2020年5月25日アメリカ・ミネソタ州ミネアポリスで46歳の黒人男性が白人の警察官に喉を押さえつけられて死亡
• これに抗議するデモが世界各地で発生
• SNSでもハッシュタグをつけて拡散
• バンクシーはこの事件を描写した風刺画を発表
そして、ロンドンの公園では ”Black Lives Matter” とそこら中に描かれている。
何だか大変な騒ぎのようだ。
差別が悪い、とはよく言われるが、正直言って自分はその仕組みがよく分からない。
それは幸せなことなのだろう。
なぜなら東京で平凡に育った自分の回りにそのような差別はなかったからだ。
人に感情が生じるのには必ず理由があるのだと思う。
人種や肌の色や思想で差別をしてはいけない、と言われるが、その対象はカテゴリー化された集団だ。
そしてその集団に対して一定のイメージを持ち、人はステレオタイプに決めつける。
その決めつけがネガティブな要素を持ち、かつ攻撃的な場合に差別に繋がるのだろう。
しかし長い人生、都度都度人を見て、人の経歴を知って、「この人は大丈夫!」って判断するプロセスには無理がある。
これだけ多くの人がいて、しかも人々の移動は国内間にとどまらず、国の間も含めて年々加速している。
人を判断するのにそんなにたっぷりと時間を掛けることができるのは人生の中でも限られた出会いだけだろう。
学歴差別、と言われることもあるが、良い大学に入るには良い高校に行って、一生懸命勉強して。
良い高校に入るには小学生・中学生の時に一生懸命勉強して。
勉強することが良いとか悪いとかではなく、その時にやらなければいけないことをしっかりやり遂げた結果が高学歴に繋がる。
学校の勉強なんて役に立たない、なんて言い訳している人は、会社の業務も部活動もやらない理由を見つけて正当化しているイメージ・・・
あくまで個人的なイメージだけれど嫌なこと(勉強)でも目的をもって真摯に取り組める人は社会人になっても何事にも真摯に取り組めるはず。
そう思うことは自然ではないだろうか。
人は社会的生物だ。
必ずカテゴライズされてしまう。
「自分そのものを見て判断してくれ」と言われても、前述の通りその人を判断するのにそれだけの時間をかけられるだろうか。
出身地も学校も会社も、そこでの経験がその人を作り上げていく。
ステレオタイプに判断されるのは不愉快かもしれないが、一定しかたのないことではないだろうか。

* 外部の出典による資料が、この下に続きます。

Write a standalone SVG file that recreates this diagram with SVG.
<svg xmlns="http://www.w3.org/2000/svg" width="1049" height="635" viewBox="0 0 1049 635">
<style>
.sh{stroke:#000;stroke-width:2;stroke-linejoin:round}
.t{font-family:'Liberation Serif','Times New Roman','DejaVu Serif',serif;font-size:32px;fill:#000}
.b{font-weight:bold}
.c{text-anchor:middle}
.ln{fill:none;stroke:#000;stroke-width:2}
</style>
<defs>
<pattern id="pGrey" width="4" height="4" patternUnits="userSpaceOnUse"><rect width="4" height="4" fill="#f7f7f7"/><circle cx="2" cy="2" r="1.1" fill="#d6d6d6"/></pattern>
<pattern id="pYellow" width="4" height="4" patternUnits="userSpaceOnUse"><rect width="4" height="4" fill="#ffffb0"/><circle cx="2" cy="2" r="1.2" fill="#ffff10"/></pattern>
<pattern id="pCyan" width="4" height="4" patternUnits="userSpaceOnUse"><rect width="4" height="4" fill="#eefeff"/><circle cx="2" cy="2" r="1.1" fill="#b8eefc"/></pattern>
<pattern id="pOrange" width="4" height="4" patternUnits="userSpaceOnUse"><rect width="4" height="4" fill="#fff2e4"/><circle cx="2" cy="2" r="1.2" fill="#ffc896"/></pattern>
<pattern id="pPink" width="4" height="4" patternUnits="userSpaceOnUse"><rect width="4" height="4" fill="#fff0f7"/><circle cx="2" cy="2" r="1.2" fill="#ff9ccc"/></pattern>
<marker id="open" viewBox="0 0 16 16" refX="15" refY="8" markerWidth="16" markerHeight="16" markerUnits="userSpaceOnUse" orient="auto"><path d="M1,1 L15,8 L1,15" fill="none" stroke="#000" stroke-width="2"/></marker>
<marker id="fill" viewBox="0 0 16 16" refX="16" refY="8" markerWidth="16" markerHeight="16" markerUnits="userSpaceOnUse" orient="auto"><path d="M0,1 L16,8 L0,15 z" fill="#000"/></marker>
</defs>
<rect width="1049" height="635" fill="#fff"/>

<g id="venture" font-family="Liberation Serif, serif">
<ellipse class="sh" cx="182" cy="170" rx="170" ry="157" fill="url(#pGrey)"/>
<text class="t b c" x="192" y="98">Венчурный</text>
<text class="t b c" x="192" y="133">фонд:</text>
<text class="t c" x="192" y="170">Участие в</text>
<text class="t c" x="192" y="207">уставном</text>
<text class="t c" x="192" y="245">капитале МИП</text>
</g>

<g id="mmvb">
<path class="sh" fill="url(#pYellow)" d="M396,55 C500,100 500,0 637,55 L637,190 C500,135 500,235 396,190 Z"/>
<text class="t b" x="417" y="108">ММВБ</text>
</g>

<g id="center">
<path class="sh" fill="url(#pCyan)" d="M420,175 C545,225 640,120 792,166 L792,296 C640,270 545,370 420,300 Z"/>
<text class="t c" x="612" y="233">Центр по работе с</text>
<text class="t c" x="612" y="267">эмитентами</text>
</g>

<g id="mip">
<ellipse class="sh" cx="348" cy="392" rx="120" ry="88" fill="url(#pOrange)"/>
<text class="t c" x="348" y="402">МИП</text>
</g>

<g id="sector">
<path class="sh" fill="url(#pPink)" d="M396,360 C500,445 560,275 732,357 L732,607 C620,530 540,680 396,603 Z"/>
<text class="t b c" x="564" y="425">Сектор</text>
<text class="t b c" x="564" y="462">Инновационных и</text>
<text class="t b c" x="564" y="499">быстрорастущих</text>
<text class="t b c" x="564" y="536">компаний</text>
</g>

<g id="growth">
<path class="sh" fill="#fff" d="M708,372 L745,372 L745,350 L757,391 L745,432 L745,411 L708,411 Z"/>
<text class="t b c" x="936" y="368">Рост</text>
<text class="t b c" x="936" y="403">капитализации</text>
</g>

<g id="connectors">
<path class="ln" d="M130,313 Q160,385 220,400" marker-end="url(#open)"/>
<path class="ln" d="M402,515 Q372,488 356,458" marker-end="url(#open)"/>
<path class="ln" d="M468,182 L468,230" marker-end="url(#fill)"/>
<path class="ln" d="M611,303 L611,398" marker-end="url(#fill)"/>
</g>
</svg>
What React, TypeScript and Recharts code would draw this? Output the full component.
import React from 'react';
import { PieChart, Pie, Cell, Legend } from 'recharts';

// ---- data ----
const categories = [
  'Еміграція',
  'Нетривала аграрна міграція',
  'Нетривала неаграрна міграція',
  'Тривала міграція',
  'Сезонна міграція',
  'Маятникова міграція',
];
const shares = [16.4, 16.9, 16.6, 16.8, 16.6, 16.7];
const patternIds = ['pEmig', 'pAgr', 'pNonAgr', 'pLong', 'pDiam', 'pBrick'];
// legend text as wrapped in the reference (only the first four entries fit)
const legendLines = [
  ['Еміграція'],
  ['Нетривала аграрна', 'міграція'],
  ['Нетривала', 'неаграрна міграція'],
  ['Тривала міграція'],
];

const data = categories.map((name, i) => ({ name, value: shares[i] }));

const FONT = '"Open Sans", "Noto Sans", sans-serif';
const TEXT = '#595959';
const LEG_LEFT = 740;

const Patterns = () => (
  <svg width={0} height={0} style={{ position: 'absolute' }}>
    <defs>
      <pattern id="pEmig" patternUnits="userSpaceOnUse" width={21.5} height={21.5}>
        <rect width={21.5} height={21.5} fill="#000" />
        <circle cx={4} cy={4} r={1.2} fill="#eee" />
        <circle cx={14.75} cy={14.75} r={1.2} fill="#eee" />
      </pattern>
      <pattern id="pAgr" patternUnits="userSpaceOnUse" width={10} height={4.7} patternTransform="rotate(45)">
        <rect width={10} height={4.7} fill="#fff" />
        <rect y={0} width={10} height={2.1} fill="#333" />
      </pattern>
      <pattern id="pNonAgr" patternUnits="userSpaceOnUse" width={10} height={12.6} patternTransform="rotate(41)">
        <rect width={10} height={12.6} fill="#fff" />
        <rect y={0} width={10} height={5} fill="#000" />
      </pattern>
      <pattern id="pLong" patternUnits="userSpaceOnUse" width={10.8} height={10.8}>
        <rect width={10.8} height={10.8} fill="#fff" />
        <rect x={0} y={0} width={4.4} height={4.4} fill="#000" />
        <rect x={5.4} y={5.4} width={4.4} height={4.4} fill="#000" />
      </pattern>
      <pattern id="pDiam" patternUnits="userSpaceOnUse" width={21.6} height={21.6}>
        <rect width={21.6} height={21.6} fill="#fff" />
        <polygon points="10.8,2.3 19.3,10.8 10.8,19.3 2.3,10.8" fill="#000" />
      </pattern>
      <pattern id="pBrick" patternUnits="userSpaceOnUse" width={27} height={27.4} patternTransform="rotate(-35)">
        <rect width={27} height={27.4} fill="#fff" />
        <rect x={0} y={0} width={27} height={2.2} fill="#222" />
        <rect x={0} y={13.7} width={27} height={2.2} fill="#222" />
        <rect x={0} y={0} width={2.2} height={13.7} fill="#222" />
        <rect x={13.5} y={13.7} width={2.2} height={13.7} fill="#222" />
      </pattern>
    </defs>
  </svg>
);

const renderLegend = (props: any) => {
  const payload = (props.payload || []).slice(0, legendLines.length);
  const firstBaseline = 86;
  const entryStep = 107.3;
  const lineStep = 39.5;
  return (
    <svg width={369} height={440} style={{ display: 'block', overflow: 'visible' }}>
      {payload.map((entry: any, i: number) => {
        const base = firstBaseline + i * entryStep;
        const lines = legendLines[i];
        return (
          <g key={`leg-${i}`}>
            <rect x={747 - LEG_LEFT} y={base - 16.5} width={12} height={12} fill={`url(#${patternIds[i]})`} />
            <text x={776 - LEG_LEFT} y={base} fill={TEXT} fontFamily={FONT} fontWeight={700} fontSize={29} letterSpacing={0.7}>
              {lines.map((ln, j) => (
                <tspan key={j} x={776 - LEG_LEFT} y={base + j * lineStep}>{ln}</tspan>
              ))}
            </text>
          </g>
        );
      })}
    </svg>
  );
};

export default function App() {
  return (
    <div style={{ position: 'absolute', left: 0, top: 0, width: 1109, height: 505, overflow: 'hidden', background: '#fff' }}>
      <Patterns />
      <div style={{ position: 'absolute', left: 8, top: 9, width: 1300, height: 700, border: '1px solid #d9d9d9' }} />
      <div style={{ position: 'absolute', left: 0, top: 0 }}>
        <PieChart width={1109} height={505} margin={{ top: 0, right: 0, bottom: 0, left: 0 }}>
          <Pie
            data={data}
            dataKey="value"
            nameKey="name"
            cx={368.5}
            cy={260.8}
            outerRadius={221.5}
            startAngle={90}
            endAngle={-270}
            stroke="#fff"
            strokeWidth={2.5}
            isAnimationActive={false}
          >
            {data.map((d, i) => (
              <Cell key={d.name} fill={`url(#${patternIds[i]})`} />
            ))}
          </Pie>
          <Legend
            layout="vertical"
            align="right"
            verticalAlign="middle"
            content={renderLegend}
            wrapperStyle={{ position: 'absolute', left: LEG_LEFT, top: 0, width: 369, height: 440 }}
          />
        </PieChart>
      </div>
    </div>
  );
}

地域によってイメージを持つ、国によってイメージを持つ、身体的特徴でイメージを持つ。
よく考えると日々の生活の中でこのような判断をしている場面は多数あると思う。
スーパーで食品を買うときに生産地で良しあしを判断していないだろうか。
東日本大震災・原発事故の後に福島の農作物は風評被害を受けた。
「差別しないで下さい」
と言っても人はイメージで判断してしまう。
スーパーで手に取った野菜を検査機を持ち出して放射線量を測る人はゼロだろう。
決めつけは良くない、福島の野菜が危ないという確認ができていないのに拒否するのは差別だ、として発ガンした場合、その人の危機管理能力がない、と判断されてしまうのではないだろうか。

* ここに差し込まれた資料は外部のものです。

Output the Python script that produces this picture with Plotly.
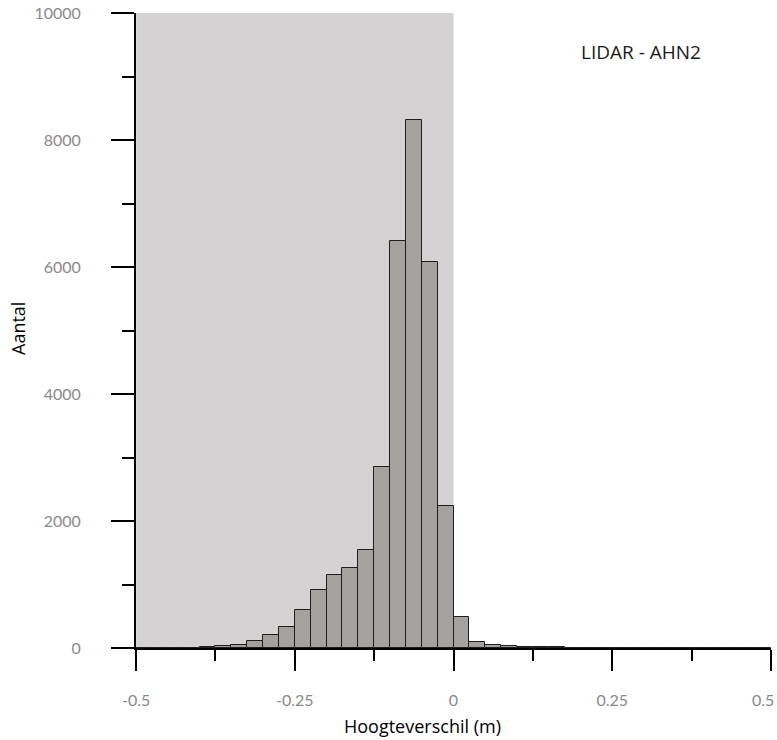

外見が攻撃的な人、犯罪歴がある人、そういう人に対して警戒心を持たずに接して、暴行等を受けたらそれは自己責任だろうか。
平和主義を唱えるのであれば、そこまでの覚悟を持つべきだ。
逆のこともあるだろう。
東京や横浜、NY、ロンドンやパリはオシャレ、という決めつけをする人。
その人たちは本当にその町の実態を見て、知って判断しているのだろうか。
大部分はイメージで言っているのではないだろうか。
そしてそれを非難する人はいないが、持つ印象が異なるだけでイメージを持つまでの機序は差別と呼ばれているものと同じではないか。
人は良いイメージを持ってもらうと嬉しいと思う。
良いイメージをもってもらうためにはどうしたらよいか。
自分で何かできないだろうか。
自分が活躍してその地方、学校、会社の評判を上げる。
自分1人で無理ならば皆で協力して良い組織を作り上げるように頑張る。
あるいは悪い評判の出身であっても自分が努力して評判を覆す。
もちろん悪いイメージだけでその人に害を与えるのは論外だ。
しかし、悪いイメージから警戒されたり、あるいは悪い対応をされてしまうのは人として仕方のないことではないだろうか。

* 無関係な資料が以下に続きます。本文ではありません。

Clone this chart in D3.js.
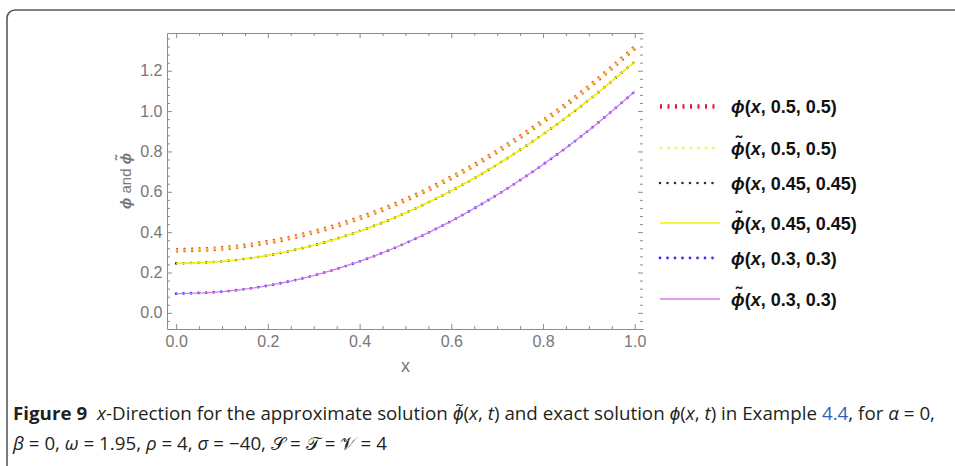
<!DOCTYPE html>
<html>
<head>
<meta charset="utf-8">
<script src="https://cdn.jsdelivr.net/npm/d3@7/dist/d3.min.js"></script>
<style>
  html, body { margin: 0; padding: 0; background: #fff; }
  svg { display: block; }
  svg text { white-space: pre; }
</style>
</head>
<body>
<svg id="chart" width="955" height="466"></svg>
<script>
// ---- data -------------------------------------------------------------
const xValues = [0, 0.1, 0.2, 0.3, 0.4, 0.5, 0.6, 0.7, 0.8, 0.9, 1.0];

// exact solution phi(x, t) and approximation phi~(x, t) at three (y, t) pairs
const exact050  = [0.310, 0.320, 0.350, 0.400, 0.470, 0.560, 0.670, 0.800, 0.950, 1.120, 1.315];
const approx050 = [0.310, 0.320, 0.350, 0.400, 0.470, 0.560, 0.670, 0.800, 0.950, 1.120, 1.315];
const exact045  = [0.245, 0.255, 0.285, 0.335, 0.405, 0.495, 0.605, 0.735, 0.885, 1.055, 1.245];
const approx045 = [0.245, 0.255, 0.285, 0.335, 0.405, 0.495, 0.605, 0.735, 0.885, 1.055, 1.245];
const exact030  = [0.095, 0.105, 0.135, 0.185, 0.255, 0.345, 0.455, 0.585, 0.735, 0.905, 1.097];
const approx030 = [0.095, 0.105, 0.135, 0.185, 0.255, 0.345, 0.455, 0.585, 0.735, 0.905, 1.097];

const xTickValues = [0, 0.2, 0.4, 0.6, 0.8, 1.0];
const yTickValues = [0, 0.2, 0.4, 0.6, 0.8, 1.0, 1.2];

const seriesArgs = ["0.5, 0.5", "0.5, 0.5", "0.45, 0.45", "0.45, 0.45", "0.3, 0.3", "0.3, 0.3"];

// ---- setup ------------------------------------------------------------
const svg = d3.select("#chart");
const PHI = "\u03D5";

svg.append("rect").attr("width", 955).attr("height", 466).attr("fill", "#fff");

// outer rounded panel border (open to the right and bottom)
svg.append("path")
  .attr("d", "M7,470 V18 A8,8 0 0 1 15,10 H960")
  .attr("fill", "none").attr("stroke", "#5a5a5a").attr("stroke-width", 1.6);

const x = d3.scaleLinear().domain([-0.02, 1.018]).range([167, 643]);
const y = d3.scaleLinear().domain([-0.08, 1.387]).range([329, 33]);

const axisColor = "#8c8c8c";
const labelColor = "#777";
const tickFont = "'Liberation Sans', Arial, sans-serif";

const xMinor = d3.range(0, 1.0001, 0.05).filter(v => !xTickValues.some(t => Math.abs(t - v) < 1e-6));
const yMinor = d3.range(-0.04, 1.38, 0.04).filter(v => !yTickValues.some(t => Math.abs(t - v) < 1e-6));
const fmt = d3.format(".1f");

function styleAxis(g, keepDomain) {
  g.attr("font-size", 16).attr("font-family", tickFont);
  g.selectAll("line").attr("stroke", axisColor);
  g.select(".domain").attr("stroke", axisColor);
  if (!keepDomain) g.select(".domain").remove();
  g.selectAll("text").attr("fill", labelColor);
}

// bottom
svg.append("g").attr("transform", "translate(0,329)")
  .call(d3.axisBottom(x).tickValues(xTickValues).tickFormat(fmt).tickSizeInner(-5).tickSizeOuter(0).tickPadding(7))
  .call(g => styleAxis(g, true));
svg.append("g").attr("transform", "translate(0,329)")
  .call(d3.axisBottom(x).tickValues(xMinor).tickFormat("").tickSizeInner(-3).tickSizeOuter(0))
  .call(g => styleAxis(g, false));
// top
svg.append("g").attr("transform", "translate(0,33)")
  .call(d3.axisTop(x).tickValues(xTickValues).tickFormat("").tickSizeInner(-5).tickSizeOuter(0))
  .call(g => styleAxis(g, true));
svg.append("g").attr("transform", "translate(0,33)")
  .call(d3.axisTop(x).tickValues(xMinor).tickFormat("").tickSizeInner(-3).tickSizeOuter(0))
  .call(g => styleAxis(g, false));
// left
svg.append("g").attr("transform", "translate(167,0)")
  .call(d3.axisLeft(y).tickValues(yTickValues).tickFormat(fmt).tickSizeInner(-5).tickSizeOuter(0).tickPadding(4.5))
  .call(g => styleAxis(g, true));
svg.append("g").attr("transform", "translate(167,0)")
  .call(d3.axisLeft(y).tickValues(yMinor).tickFormat("").tickSizeInner(-3).tickSizeOuter(0))
  .call(g => styleAxis(g, false));
// right (ticks only)
svg.append("g").attr("transform", "translate(643,0)")
  .call(d3.axisRight(y).tickValues(yTickValues).tickFormat("").tickSizeInner(-5).tickSizeOuter(0))
  .call(g => styleAxis(g, false));
svg.append("g").attr("transform", "translate(643,0)")
  .call(d3.axisRight(y).tickValues(yMinor).tickFormat("").tickSizeInner(-3).tickSizeOuter(0))
  .call(g => styleAxis(g, false));

// ---- rich text helper (italic pieces, tilde accents) --------------------
function rich(parent, segs, opt) {
  let cx = 0;
  segs.forEach(s => {
    const t = parent.append("text").attr("x", cx).attr("y", 0).text(s.t)
      .attr("font-style", s.i ? "italic" : null)
      .attr("font-weight", s.b ? "bold" : null)
      .attr("fill", s.c || null);
    if (s.f) t.attr("font-family", s.f);
    const w = t.node().getComputedTextLength();
    if (s.tilde) {
      parent.append("text").attr("x", cx + w / 2 + (opt.tdx || 1))
        .attr("y", -(opt.tdy || 4)).attr("text-anchor", "middle")
        .attr("font-weight", s.b ? "bold" : null)
        .attr("fill", s.c || null).text("\u02DC");
    }
    cx += w;
  });
  return cx;
}

// ---- series -------------------------------------------------------------
const lineGen = d3.line()
  .x((d, i) => x(xValues[i]))
  .y(d => y(d))
  .curve(d3.curveCatmullRom.alpha(0.5));

const styles = [
  { color: "#e8123e", width: 4.5, dash: "2 5.5", cap: "butt", opacity: 1 },           // phi, 0.5
  { color: "#f5e52a", width: 3.4, dash: "0 7.5", cap: "round", opacity: 0.75, off: -1 }, // phi~, 0.5
  { color: "#2e2e2e", width: 2.6, dash: "0 7.5", cap: "round", opacity: 1 },          // phi, 0.45
  { color: "#f4f000", width: 1.6, dash: null, cap: "butt", opacity: 1 },              // phi~, 0.45
  { color: "#3434f0", width: 2.8, dash: "0 7.5", cap: "round", opacity: 1 },          // phi, 0.3
  { color: "#d87ae8", width: 1.3, dash: null, cap: "butt", opacity: 1 }               // phi~, 0.3
];
const seriesData = [exact050, approx050, exact045, approx045, exact030, approx030];

const plot = svg.append("g");
seriesData.forEach((vals, k) => {
  const s = styles[k];
  plot.append("path").datum(vals)
    .attr("d", lineGen)
    .attr("fill", "none")
    .attr("stroke", s.color)
    .attr("stroke-width", s.width)
    .attr("stroke-linecap", s.cap)
    .attr("stroke-dasharray", s.dash)
    .attr("stroke-dashoffset", s.off || null)
    .attr("opacity", s.opacity);
});

// ---- legend -----------------------------------------------------------
const legendRows = [106.5, 148, 183, 223, 258, 299];
const legend = svg.append("g");
seriesData.forEach((vals, k) => {
  const s = styles[k];
  const yy = legendRows[k];
  legend.append("path")
    .attr("d", d3.line()([[660, yy], [720, yy]]))
    .attr("fill", "none")
    .attr("stroke", s.color)
    .attr("stroke-width", s.width)
    .attr("stroke-linecap", s.cap)
    .attr("stroke-dasharray", s.dash)
    .attr("stroke-dashoffset", s.off || null)
    .attr("opacity", k === 1 ? 0.55 : s.opacity);
  const tg = legend.append("g")
    .attr("transform", `translate(731,${yy + 6.5})`)
    .attr("font-family", "'Liberation Sans', Arial, sans-serif")
    .attr("font-size", 18).attr("font-weight", "bold").attr("fill", "#111");
  rich(tg, [
    { t: PHI, i: true, b: true, tilde: k % 2 === 1 },
    { t: "(", b: true },
    { t: "x", i: true, b: true },
    { t: ", " + seriesArgs[k] + ")", b: true }
  ], { tdx: 1, tdy: 6 });
});

// ---- axis titles --------------------------------------------------------
svg.append("text")
  .attr("x", x(0.5)).attr("y", 372)
  .attr("text-anchor", "middle")
  .attr("font-family", tickFont).attr("font-size", 18).attr("fill", labelColor)
  .text("x");

const yl = svg.append("g")
  .attr("transform", `translate(131,${(33 + 329) / 2}) rotate(-90)`)
  .attr("font-family", tickFont).attr("font-size", 15).attr("fill", labelColor);
const ylInner = yl.append("g");
const ylw = rich(ylInner, [
  { t: PHI, i: true, b: true },
  { t: " and " },
  { t: PHI, i: true, b: true, tilde: true }
], { tdx: 1, tdy: 5 });
ylInner.attr("transform", `translate(${-ylw / 2},0)`);

// ---- caption ------------------------------------------------------------
const capFont = "'Liberation Sans Narrow', 'Open Sans', 'Liberation Sans', sans-serif";
const cap1 = svg.append("g").attr("font-family", capFont).attr("font-size", 18).attr("fill", "#231f20");
const w1 = rich(cap1, [
  { t: "Figure 9", b: true },
  { t: "  " },
  { t: "x", i: true },
  { t: "-Direction for the approximate solution " },
  { t: PHI, i: true, tilde: true },
  { t: "(" }, { t: "x", i: true }, { t: ", " }, { t: "t", i: true },
  { t: ") and exact solution " },
  { t: PHI, i: true },
  { t: "(" }, { t: "x", i: true }, { t: ", " }, { t: "t", i: true },
  { t: ") in Example " },
  { t: "4.4", c: "#2f63b8" },
  { t: ", for " },
  { t: "\u03B1", i: true },
  { t: " = 0," }
], { tdx: 1, tdy: 3 });
const capScale = (935 - 13) / w1;
cap1.attr("transform", `translate(13,420) scale(${capScale},1)`);

const cap2 = svg.append("g").attr("font-family", capFont).attr("font-size", 18).attr("fill", "#231f20")
  .attr("transform", `translate(13,450) scale(${capScale},1)`);
rich(cap2, [
  { t: "\u03B2", i: true }, { t: " = 0, " },
  { t: "\u03C9", i: true }, { t: " = 1.95, " },
  { t: "\u03C1", i: true }, { t: " = 4, " },
  { t: "\u03C3", i: true }, { t: " = \u221240, " },
  { t: "\uD835\uDCAE" }, { t: " = " },
  { t: "\uD835\uDCAF" }, { t: " = " },
  { t: "\uD835\uDCB1" }, { t: " = 4" }
], {});
</script>
</body>
</html>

犯罪の多いカテゴリーの人と接するときにその確信が無いからといってフラットに接するのは危険ではないだろうか。
殺されたら?金を奪われたら?
警戒心を持たない結果がそのような惨劇をもたらした場合、自己責任とされる部分もあろうのではないだろうか。
今回、亡くなった人は強盗などの罪で服役したことがあるようだ。
また今回の事件は偽造紙幣をしようと疑いで警察に拘束され、また暴れた後に発生した惨劇とのこと。
結果、死に至ってしまった警察官の行為が正当化される理由はないが、これを黒人差別と一括りにすることこそが差別に感じる。
そして略奪や社会に混乱をもたらすデモは差別とは別次元で悪だ。